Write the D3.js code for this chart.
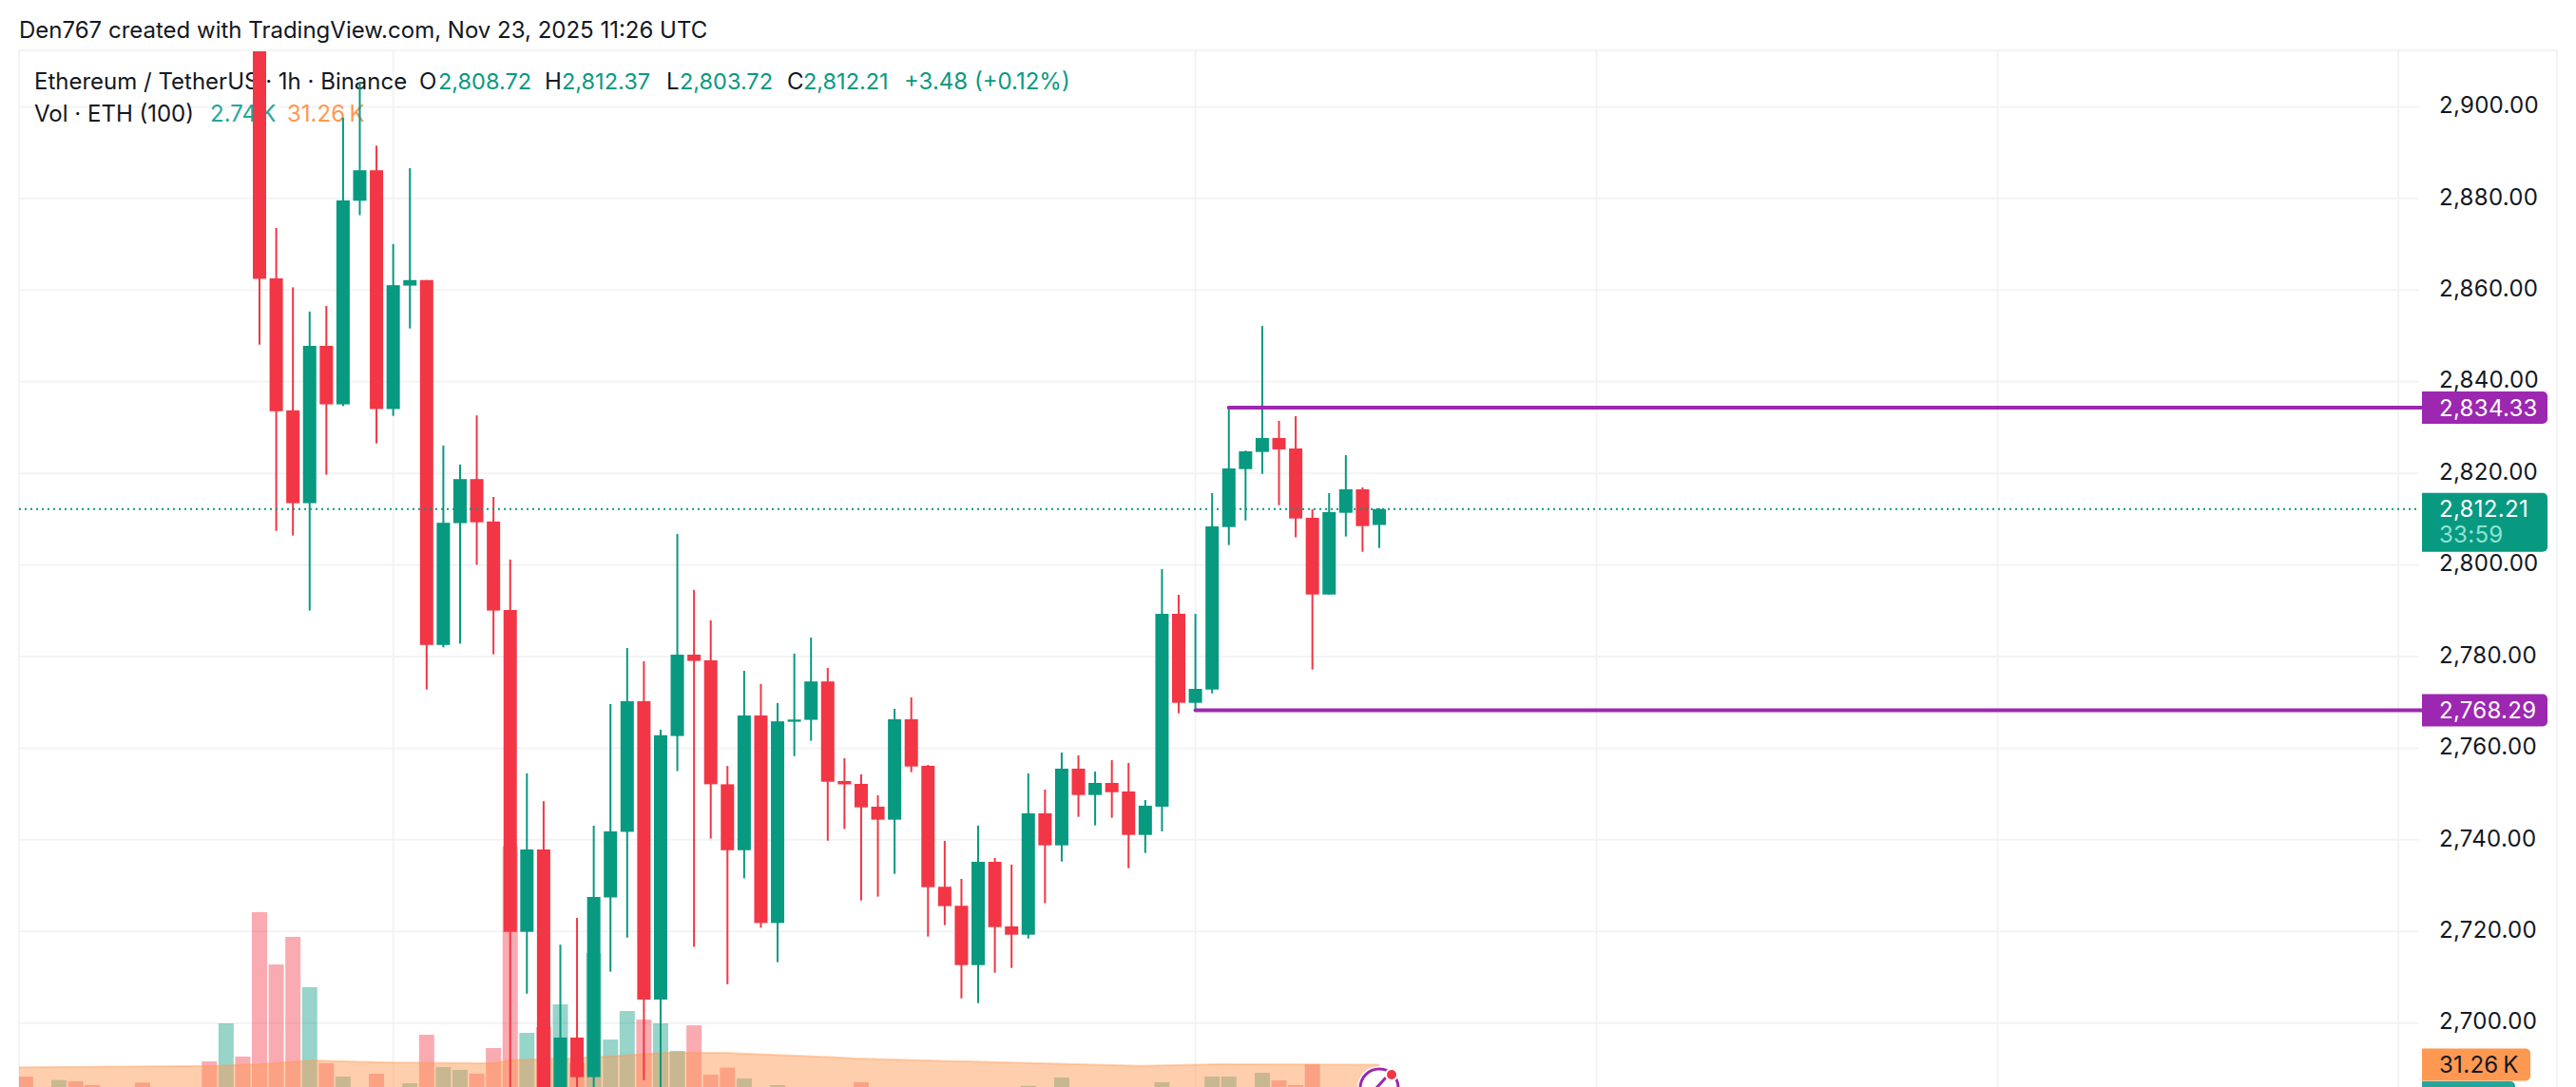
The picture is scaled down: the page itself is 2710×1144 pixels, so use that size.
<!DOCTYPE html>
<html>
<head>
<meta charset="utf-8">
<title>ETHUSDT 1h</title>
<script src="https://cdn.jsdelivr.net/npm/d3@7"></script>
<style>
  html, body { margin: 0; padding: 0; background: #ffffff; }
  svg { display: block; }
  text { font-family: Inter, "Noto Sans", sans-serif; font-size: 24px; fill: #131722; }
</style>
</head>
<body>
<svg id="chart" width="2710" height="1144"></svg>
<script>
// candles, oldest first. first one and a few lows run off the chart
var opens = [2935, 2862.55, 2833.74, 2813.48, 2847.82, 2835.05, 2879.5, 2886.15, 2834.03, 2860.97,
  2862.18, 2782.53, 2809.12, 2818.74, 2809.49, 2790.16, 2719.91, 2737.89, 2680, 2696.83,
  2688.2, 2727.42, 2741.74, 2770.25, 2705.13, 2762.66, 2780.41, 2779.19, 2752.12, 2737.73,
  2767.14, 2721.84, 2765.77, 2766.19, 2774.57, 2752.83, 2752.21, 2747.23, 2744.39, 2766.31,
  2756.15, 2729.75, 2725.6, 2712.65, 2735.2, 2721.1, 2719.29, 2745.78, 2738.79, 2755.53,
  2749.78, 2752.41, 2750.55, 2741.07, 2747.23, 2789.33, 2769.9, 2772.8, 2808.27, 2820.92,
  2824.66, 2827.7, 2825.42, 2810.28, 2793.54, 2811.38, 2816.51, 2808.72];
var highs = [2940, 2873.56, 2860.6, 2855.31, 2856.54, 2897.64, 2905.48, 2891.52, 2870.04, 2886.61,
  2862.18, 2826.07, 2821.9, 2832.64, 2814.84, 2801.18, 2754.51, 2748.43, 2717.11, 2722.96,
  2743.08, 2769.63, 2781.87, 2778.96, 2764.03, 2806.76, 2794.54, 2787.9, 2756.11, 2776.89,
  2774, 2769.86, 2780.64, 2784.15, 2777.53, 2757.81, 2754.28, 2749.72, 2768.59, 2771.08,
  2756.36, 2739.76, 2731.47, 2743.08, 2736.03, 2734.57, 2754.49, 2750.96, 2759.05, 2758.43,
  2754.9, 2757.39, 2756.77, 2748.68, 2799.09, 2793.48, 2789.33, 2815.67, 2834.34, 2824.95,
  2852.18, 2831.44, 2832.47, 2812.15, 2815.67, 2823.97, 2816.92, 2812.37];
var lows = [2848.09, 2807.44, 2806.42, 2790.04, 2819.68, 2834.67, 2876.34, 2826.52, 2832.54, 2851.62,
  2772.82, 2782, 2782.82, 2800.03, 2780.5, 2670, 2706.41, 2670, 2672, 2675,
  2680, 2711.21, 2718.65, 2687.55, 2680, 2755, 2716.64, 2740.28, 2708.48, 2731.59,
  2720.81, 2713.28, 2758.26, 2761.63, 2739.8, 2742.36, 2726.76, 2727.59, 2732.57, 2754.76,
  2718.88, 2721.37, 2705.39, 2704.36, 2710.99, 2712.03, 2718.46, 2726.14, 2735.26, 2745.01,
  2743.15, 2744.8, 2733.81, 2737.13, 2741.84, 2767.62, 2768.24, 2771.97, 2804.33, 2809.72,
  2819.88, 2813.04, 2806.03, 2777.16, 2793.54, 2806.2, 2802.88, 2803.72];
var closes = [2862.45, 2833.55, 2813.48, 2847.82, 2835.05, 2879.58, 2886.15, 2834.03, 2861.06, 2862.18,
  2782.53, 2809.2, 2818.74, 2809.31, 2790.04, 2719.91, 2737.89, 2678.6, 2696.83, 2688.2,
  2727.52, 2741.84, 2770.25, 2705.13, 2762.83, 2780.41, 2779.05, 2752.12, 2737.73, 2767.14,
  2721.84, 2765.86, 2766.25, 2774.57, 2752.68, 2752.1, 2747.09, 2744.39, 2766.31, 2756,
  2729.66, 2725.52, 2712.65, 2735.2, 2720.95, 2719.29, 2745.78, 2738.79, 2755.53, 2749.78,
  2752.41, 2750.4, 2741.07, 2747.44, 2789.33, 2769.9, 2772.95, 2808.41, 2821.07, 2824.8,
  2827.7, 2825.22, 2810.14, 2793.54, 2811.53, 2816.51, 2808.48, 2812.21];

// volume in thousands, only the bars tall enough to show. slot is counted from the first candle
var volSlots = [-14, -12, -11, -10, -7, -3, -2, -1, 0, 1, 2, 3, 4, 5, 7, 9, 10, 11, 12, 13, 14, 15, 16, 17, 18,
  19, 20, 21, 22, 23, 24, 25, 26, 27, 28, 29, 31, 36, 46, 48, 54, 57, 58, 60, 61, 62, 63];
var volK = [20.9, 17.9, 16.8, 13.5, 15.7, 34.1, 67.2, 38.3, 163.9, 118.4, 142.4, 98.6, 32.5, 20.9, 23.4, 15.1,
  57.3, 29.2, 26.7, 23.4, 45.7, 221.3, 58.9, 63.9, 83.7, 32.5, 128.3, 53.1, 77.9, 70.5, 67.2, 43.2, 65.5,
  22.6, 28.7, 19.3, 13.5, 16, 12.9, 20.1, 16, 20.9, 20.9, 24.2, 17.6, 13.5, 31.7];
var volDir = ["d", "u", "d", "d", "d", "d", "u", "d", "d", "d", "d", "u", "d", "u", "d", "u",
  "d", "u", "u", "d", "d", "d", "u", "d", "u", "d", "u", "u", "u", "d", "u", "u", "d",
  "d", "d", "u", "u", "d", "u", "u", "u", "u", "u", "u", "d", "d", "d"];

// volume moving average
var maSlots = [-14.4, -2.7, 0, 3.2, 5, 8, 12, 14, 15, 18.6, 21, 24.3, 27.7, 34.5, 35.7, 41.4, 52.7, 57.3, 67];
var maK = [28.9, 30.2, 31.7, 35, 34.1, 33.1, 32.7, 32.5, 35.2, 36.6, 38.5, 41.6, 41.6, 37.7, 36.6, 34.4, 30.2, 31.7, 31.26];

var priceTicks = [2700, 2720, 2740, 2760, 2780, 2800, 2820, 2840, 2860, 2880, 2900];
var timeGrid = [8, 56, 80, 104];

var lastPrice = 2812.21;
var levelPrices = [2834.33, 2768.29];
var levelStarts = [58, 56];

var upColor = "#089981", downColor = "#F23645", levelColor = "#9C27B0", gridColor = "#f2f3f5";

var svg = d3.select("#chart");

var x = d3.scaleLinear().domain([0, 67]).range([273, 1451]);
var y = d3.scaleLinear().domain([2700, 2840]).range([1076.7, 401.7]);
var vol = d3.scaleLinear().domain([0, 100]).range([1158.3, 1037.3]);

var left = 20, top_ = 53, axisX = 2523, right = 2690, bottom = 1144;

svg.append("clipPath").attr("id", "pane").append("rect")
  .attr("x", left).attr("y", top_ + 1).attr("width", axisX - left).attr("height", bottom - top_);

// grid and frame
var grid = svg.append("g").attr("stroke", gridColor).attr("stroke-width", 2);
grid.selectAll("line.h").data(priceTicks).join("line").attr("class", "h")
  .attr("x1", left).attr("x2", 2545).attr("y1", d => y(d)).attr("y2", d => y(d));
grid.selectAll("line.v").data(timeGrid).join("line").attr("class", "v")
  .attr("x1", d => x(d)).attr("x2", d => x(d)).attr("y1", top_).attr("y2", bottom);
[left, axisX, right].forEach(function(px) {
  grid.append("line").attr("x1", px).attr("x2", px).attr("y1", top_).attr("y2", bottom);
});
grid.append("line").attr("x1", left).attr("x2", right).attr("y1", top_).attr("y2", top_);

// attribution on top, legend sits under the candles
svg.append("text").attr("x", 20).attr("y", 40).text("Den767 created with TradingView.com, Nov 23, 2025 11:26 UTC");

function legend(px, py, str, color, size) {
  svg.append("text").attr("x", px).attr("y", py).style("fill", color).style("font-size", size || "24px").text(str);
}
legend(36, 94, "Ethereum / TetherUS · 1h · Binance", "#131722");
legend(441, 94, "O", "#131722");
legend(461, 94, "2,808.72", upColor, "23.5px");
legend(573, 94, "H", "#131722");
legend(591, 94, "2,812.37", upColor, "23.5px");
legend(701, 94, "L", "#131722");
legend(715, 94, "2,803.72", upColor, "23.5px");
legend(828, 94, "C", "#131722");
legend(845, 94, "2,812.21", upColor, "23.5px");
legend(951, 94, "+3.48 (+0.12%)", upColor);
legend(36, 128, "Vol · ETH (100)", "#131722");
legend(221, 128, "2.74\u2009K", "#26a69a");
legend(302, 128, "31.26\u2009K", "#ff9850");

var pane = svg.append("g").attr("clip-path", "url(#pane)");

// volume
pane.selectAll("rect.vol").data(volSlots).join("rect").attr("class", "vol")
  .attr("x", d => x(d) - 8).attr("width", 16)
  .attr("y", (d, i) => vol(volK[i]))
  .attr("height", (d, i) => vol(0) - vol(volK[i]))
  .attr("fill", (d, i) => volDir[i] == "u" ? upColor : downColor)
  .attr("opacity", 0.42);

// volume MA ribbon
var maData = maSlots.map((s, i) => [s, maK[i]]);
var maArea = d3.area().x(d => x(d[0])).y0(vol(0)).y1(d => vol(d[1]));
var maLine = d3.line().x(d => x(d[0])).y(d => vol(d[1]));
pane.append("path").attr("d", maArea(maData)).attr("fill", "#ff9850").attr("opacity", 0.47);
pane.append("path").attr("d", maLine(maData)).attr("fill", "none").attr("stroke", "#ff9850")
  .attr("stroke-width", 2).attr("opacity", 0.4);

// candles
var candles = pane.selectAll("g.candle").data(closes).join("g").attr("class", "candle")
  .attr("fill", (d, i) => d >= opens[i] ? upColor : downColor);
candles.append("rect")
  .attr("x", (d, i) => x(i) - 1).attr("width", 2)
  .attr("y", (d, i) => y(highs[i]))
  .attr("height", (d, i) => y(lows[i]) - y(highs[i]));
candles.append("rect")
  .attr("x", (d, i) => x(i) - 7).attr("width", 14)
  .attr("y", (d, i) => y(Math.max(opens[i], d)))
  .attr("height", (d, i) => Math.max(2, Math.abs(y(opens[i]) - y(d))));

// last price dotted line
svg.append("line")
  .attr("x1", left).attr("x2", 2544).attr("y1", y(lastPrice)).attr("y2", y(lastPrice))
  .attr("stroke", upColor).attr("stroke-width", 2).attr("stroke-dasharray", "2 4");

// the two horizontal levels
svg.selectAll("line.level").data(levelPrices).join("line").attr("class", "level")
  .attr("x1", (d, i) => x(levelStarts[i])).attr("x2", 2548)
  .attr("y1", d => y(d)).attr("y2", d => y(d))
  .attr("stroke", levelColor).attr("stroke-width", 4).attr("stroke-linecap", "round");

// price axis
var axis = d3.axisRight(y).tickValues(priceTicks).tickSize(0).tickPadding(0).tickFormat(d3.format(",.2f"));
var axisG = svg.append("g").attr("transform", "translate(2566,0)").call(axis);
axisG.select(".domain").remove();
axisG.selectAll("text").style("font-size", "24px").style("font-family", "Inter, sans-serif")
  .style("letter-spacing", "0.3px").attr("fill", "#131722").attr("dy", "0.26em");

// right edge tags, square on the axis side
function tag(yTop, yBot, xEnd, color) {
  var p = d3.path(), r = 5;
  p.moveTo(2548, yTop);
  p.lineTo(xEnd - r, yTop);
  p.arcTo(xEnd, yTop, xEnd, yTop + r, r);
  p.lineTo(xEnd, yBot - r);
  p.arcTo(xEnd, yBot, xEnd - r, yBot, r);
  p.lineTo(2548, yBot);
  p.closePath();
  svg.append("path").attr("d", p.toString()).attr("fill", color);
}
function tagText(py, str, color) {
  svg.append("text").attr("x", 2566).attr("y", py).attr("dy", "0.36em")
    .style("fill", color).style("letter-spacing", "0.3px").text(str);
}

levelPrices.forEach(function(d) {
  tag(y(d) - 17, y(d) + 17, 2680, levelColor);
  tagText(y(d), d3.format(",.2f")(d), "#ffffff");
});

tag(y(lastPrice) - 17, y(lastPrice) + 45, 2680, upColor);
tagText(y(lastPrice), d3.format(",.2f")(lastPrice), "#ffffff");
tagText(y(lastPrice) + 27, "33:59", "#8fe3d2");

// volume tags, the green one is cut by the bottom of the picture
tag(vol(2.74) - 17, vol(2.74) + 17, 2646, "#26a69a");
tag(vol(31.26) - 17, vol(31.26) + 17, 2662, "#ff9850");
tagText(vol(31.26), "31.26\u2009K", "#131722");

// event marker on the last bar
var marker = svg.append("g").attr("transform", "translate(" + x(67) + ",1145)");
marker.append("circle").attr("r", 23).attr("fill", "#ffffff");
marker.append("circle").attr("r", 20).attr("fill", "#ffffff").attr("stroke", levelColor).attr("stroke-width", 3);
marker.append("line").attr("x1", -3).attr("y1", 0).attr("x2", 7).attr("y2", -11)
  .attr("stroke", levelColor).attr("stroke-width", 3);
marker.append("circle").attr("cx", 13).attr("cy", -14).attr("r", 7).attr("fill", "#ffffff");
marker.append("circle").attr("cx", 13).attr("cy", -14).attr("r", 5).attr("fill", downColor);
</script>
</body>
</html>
-=-=-
> _EXERCISE_
Which lines hold the word "picture"? Show each one.

> _EXERCISE RESPONSE_
The picture is scaled down: the page itself is 2710×1144 pixels, so use that size.
// volume tags, the green one is cut by the bottom of the picture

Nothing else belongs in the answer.